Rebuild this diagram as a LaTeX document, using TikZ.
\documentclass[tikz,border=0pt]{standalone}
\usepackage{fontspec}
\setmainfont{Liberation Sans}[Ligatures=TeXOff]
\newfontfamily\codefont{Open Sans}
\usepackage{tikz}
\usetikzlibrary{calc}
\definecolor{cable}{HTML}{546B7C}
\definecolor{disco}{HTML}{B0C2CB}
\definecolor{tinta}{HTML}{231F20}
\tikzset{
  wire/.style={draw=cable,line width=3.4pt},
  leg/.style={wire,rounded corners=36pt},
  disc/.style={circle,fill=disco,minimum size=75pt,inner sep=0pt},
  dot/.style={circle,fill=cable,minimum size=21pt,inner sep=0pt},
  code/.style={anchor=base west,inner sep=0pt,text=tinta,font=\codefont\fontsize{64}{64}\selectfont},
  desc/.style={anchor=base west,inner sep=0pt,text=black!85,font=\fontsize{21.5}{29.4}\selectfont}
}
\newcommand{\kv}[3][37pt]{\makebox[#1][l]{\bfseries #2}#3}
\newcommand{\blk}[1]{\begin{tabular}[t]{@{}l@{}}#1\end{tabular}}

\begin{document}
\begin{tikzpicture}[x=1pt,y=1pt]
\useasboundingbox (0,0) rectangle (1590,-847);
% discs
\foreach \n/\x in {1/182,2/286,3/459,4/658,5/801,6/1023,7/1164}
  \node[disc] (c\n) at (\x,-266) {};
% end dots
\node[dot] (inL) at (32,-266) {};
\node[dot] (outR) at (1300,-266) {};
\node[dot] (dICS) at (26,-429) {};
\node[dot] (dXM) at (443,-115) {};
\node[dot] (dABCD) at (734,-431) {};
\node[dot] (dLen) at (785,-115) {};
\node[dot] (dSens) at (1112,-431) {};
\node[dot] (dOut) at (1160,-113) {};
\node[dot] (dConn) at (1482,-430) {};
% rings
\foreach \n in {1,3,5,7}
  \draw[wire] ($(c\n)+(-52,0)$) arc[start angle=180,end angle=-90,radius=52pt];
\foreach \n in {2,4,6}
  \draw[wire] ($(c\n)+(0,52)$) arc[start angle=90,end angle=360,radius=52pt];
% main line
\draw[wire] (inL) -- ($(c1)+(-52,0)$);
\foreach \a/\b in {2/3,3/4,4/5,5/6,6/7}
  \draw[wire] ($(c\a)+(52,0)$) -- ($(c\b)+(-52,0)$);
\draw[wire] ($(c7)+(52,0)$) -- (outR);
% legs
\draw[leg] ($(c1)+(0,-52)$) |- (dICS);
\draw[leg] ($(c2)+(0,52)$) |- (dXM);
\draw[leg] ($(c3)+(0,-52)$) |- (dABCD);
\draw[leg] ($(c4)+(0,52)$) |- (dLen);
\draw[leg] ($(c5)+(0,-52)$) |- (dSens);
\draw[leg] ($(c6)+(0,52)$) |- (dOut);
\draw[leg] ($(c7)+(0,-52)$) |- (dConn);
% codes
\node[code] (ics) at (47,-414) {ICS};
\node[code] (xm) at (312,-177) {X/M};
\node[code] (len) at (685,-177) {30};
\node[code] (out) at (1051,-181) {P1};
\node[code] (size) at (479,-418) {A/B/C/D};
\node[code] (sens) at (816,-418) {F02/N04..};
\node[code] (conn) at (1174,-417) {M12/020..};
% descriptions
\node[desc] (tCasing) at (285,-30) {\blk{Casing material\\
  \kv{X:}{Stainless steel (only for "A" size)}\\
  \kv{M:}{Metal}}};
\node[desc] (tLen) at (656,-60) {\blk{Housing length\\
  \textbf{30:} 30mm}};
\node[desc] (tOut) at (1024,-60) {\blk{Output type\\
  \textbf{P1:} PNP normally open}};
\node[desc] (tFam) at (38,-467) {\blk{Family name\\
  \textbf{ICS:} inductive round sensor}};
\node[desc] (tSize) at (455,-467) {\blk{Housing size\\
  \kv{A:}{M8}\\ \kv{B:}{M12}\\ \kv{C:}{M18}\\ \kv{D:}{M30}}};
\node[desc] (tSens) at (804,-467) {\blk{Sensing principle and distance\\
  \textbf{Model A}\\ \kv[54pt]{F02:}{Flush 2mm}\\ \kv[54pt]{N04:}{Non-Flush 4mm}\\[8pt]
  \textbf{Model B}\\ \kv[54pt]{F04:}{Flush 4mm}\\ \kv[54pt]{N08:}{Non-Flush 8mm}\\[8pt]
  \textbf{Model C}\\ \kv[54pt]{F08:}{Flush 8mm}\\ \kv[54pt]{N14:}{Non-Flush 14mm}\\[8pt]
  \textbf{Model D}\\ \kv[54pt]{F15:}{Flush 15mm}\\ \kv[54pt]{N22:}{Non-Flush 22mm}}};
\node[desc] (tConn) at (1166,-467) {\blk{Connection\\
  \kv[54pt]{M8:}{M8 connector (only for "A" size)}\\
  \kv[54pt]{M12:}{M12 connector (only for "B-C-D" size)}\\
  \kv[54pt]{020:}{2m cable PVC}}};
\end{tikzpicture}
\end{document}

---

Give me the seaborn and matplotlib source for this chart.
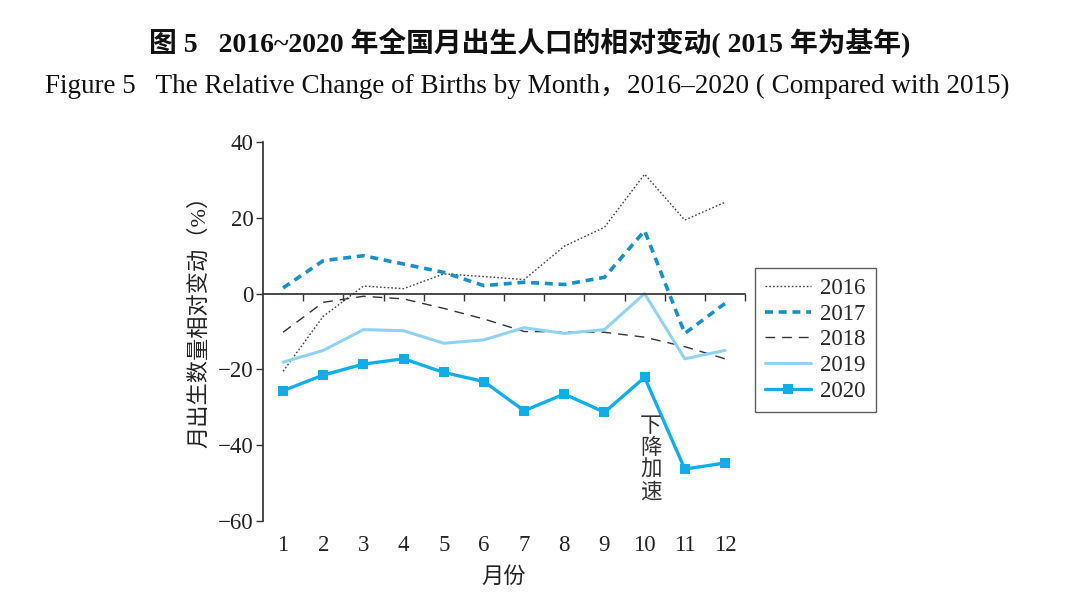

§ **PROBLEM DESCRIPTION**: Above are the entries; count how many of their lines contain the word "this" and give only that number.

§ **WRITTEN ANSWER**: 2